Asombrosas obras nos muestra su legado: La condición humana, La Esperanza, El tiempo del desprecio. Mario Vargas Llosa interpreta, con certeza, que el propio Malraux “fue un personaje tan fascinante como los de su narrativa, y en sus Antimemorias, primer batiente de las memorias tituladas El espejo del limbo [La soga y los ratones es la segunda entrega], presenta la increíble novela de su vida.” De las personas dedicadas a la política, no muchas son, al tiempo, auténticos escritores. El caso de Malraux es clarísimo.
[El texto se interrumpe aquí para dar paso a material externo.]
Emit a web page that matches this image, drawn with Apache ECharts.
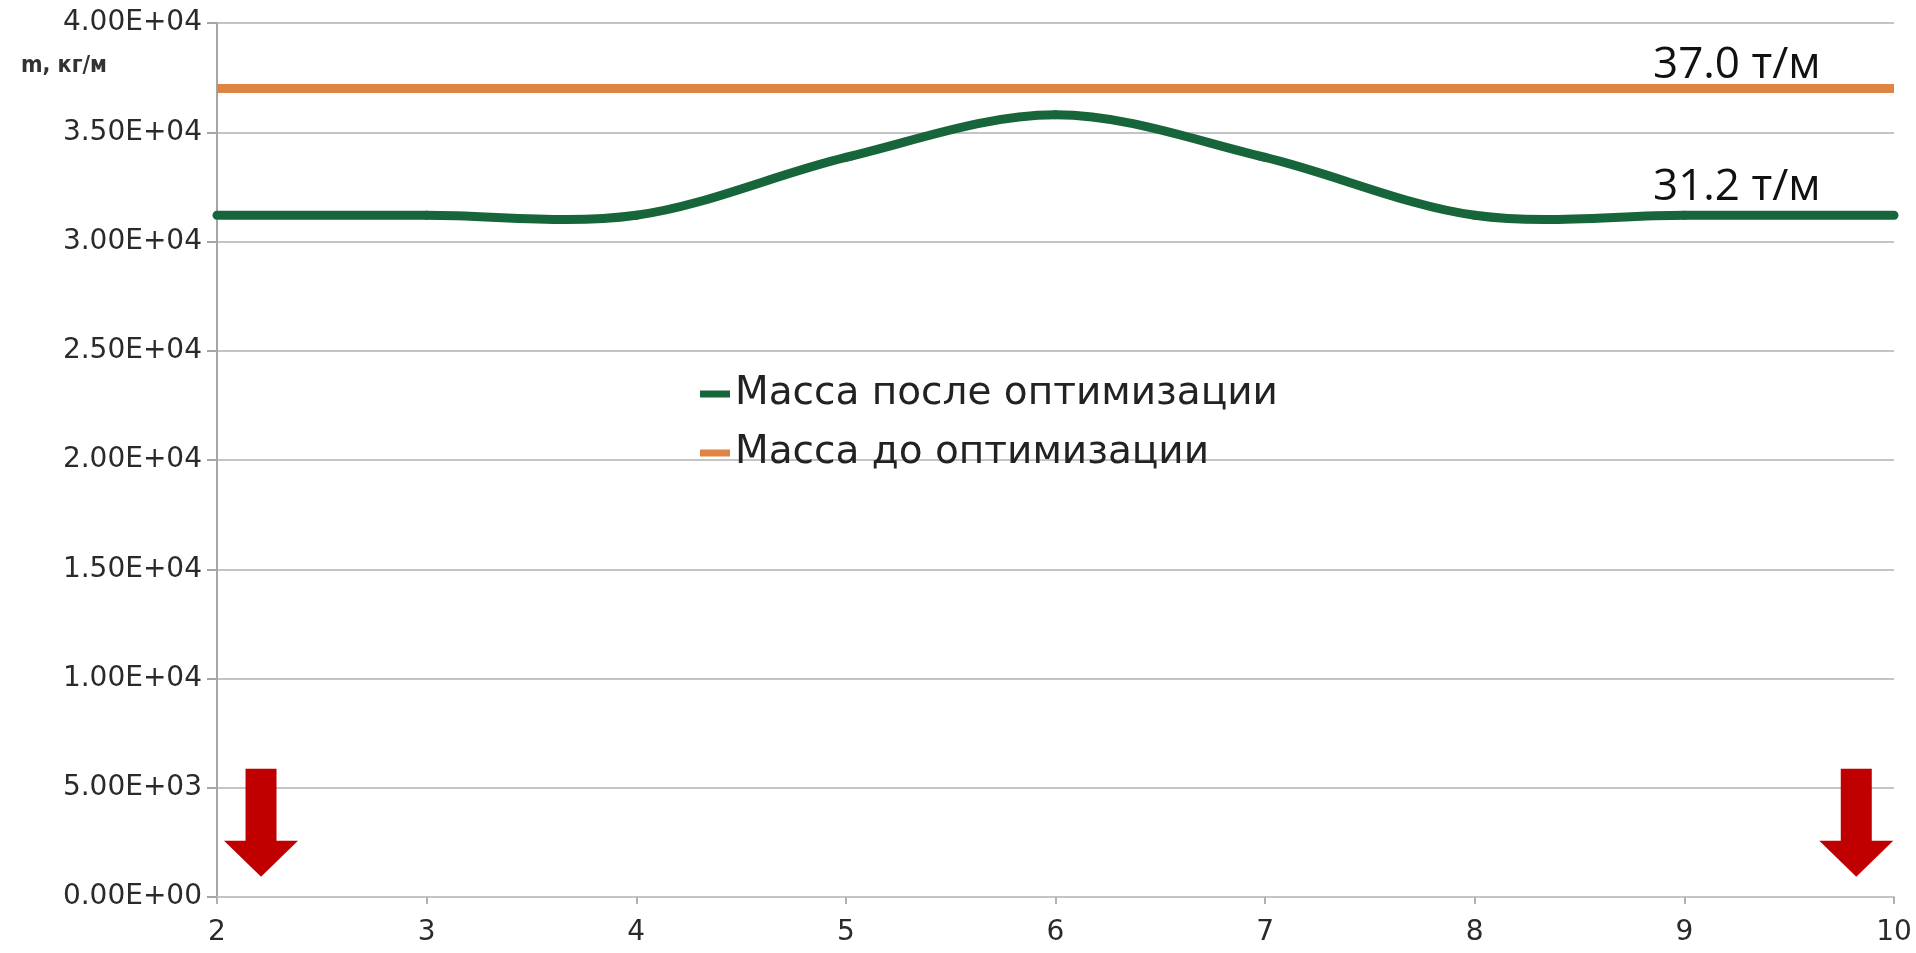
<!DOCTYPE html>
<html>
<head>
<meta charset="utf-8">
<style>
  html, body { margin: 0; padding: 0; background: #ffffff; }
  #chart { width: 1916px; height: 953px; }
</style>
<script src="https://cdn.jsdelivr.net/npm/echarts@6/dist/echarts.min.js"></script>
</head>
<body>
<div id="chart"></div>
<script>
// Position along the structure (x axis)
const xValues = [2, 3, 4, 5, 6, 7, 8, 9, 10];
// Mass per metre, kg/m
const massAfter = [31200, 31200, 31200, 33850, 35800, 33850, 31200, 31200, 31200];
const massBefore = [37000, 37000, 37000, 37000, 37000, 37000, 37000, 37000, 37000];
const seriesNames = ['Масса после оптимизации', 'Масса до оптимизации'];
const yAxisName = 'm, кг/м';
// Axis ranges
const yMin = 0, yMax = 40000, yStep = 5000;
const xMin = 2, xMax = 10, xStep = 1;
// Red support arrows: [x, y] in data units
const arrowMarks = [[2.21, 3400], [9.82, 3400]];
// Where the t/m value labels sit along x
const valueLabelX = 9.25;

const GREEN = '#17653a';
const ORANGE = '#de8444';
const RED = '#c00000';
const LINE_W = 9;

function sci(v) {
  const s = Number(v).toExponential(2);          // e.g. "4.00e+4"
  const [m, e] = s.split('e');
  const sign = e[0] === '-' ? '-' : '+';
  const digits = e.replace(/[+-]/, '').padStart(2, '0');
  return m + 'E' + sign + digits;
}
function tonnes(v) {
  return (v / 1000).toFixed(1) + ' т/м';
}

const pairs = (ys) => xValues.map((x, i) => [x, ys[i]]);
const arrowPath = 'path://M21.5,0 L52.5,0 L52.5,72 L74,72 L37,108 L0,72 L21.5,72 Z';

// Spreadsheet-style smoothed line: Catmull-Rom segments as cubic Béziers,
// built in pixel space from the data points via the chart's own coordinates.
function renderSmoothLine(params, api) {
  if (params.dataIndex !== 0) return null;
  const pts = xValues.map((x, i) => api.coord([x, massAfter[i]]));
  const n = pts.length;
  const children = [];
  for (let i = 0; i < n - 1; i++) {
    const p0 = pts[Math.max(i - 1, 0)];
    const p1 = pts[i];
    const p2 = pts[i + 1];
    const p3 = pts[Math.min(i + 2, n - 1)];
    children.push({
      type: 'bezierCurve',
      shape: {
        x1: p1[0], y1: p1[1],
        x2: p2[0], y2: p2[1],
        cpx1: p1[0] + (p2[0] - p0[0]) / 6, cpy1: p1[1] + (p2[1] - p0[1]) / 6,
        cpx2: p2[0] - (p3[0] - p1[0]) / 6, cpy2: p2[1] - (p3[1] - p1[1]) / 6
      },
      style: { stroke: GREEN, lineWidth: LINE_W, fill: null, lineCap: 'round' }
    });
  }
  return { type: 'group', children: children };
}

const chart = echarts.init(document.getElementById('chart'), null, { renderer: 'canvas' });

chart.setOption({
  backgroundColor: '#ffffff',
  animation: false,
  title: {
    text: yAxisName,
    left: 16,
    top: 50,
    textStyle: { fontFamily: '"DejaVu Sans Condensed", "DejaVu Sans"', fontWeight: 'bold', fontSize: 23, color: '#333333' }
  },
  grid: { left: 217, right: 22, top: 23, bottom: 56, containLabel: false },
  legend: {
    orient: 'vertical',
    left: 700,
    top: 372,
    padding: 0,
    itemGap: 15,
    itemWidth: 30,
    itemHeight: 7,
    data: [
      { name: seriesNames[0], icon: 'rect', itemStyle: { color: GREEN } },
      { name: seriesNames[1], icon: 'rect', itemStyle: { color: ORANGE } }
    ],
    textStyle: { fontFamily: 'DejaVu Sans', fontSize: 39, color: '#222222', lineHeight: 44 }
  },
  xAxis: {
    type: 'value',
    min: xMin, max: xMax, interval: xStep,
    axisLine: { show: true, onZero: false, lineStyle: { color: '#c4c4c4', width: 2 } },
    axisTick: { show: true, length: 7, lineStyle: { color: '#b0b0b0', width: 2 } },
    splitLine: { show: false },
    axisLabel: { fontFamily: 'DejaVu Sans', fontSize: 28, color: '#2a2a2a', margin: 22 }
  },
  yAxis: {
    type: 'value',
    min: yMin, max: yMax, interval: yStep,
    axisLine: { show: true, lineStyle: { color: '#a6a6a6', width: 2 } },
    axisTick: { show: true, length: 10, lineStyle: { color: '#a6a6a6', width: 2 } },
    splitLine: { show: true, lineStyle: { color: '#c4c4c4', width: 2 } },
    axisLabel: { fontFamily: 'DejaVu Sans', fontSize: 28, color: '#2a2a2a', margin: 15, formatter: sci }
  },
  series: [
    {
      name: seriesNames[0],
      type: 'custom',
      data: pairs(massAfter),
      encode: { x: 0, y: 1 },
      renderItem: renderSmoothLine,
      itemStyle: { color: GREEN },
      z: 3,
      markPoint: {
        symbol: 'circle',
        symbolSize: 0,
        silent: true,
        label: {
          show: true, position: 'top', distance: 6,
          fontFamily: 'Open Sans', fontSize: 44, color: '#111111',
          formatter: (p) => tonnes(p.value)
        },
        data: [{ coord: [valueLabelX, massAfter[massAfter.length - 1]], value: massAfter[massAfter.length - 1] }]
      }
    },
    {
      name: seriesNames[1],
      type: 'line',
      data: pairs(massBefore),
      showSymbol: false,
      symbol: 'none',
      color: ORANGE,
      lineStyle: { color: ORANGE, width: LINE_W },
      z: 2,
      markPoint: {
        symbol: 'circle',
        symbolSize: 0,
        silent: true,
        label: {
          show: true, position: 'top', distance: 1,
          fontFamily: 'Open Sans', fontSize: 44, color: '#111111',
          formatter: (p) => tonnes(p.value)
        },
        data: [{ coord: [valueLabelX, massBefore[massBefore.length - 1]], value: massBefore[massBefore.length - 1] }]
      }
    },
    {
      // support arrows drawn at data positions
      name: 'arrows',
      type: 'scatter',
      data: arrowMarks,
      symbol: arrowPath,
      symbolSize: [74, 108],
      symbolKeepAspect: false,
      itemStyle: { color: RED, opacity: 1 },
      silent: true,
      z: 4
    }
  ]
});
</script>
</body>
</html>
Jorge Semprún fue también, honradamente, las dos cosas, mejorando el panorama del cine español durante su mandato como ministro de Cultura en uno de los gobiernos socialistas, con Felipe González. Quiso poner frente a frente el Guernica de Picasso y las “pinturas negras” de Goya, pero no lo consiguió. Tanto Malraux como Semprún no acabaron estudios universitarios. Manuel Azaña asimismo fue un gran escritor, desde sus novelas a sus diarios y sus discursos; Azaña, en todo momento, asumía su propio dilema entre dedicarse a la literatura o la política, lamentando que pudiera malograrse como literato. Fue muy significativo en su papel de Presidente de la República, hasta el punto de que muchos de los que morían fusilados, en lugar de decir, antes de caer, ¡Viva la República!, decían ¡Viva Azaña! Otra cosa es la intelectualidad de baja estofa de Alfonso Guerra o el caso de ese otro muchacho del Partido Popular llamado Borja, que dice que escribe poemas.
Todo esto lo leí en mi estancia de dos jornadas en el Parador de Almagro. Bueno, salvo algo que me dejé, obligadamente, para mi regreso, de la extensas Antimemorias de André Malraux.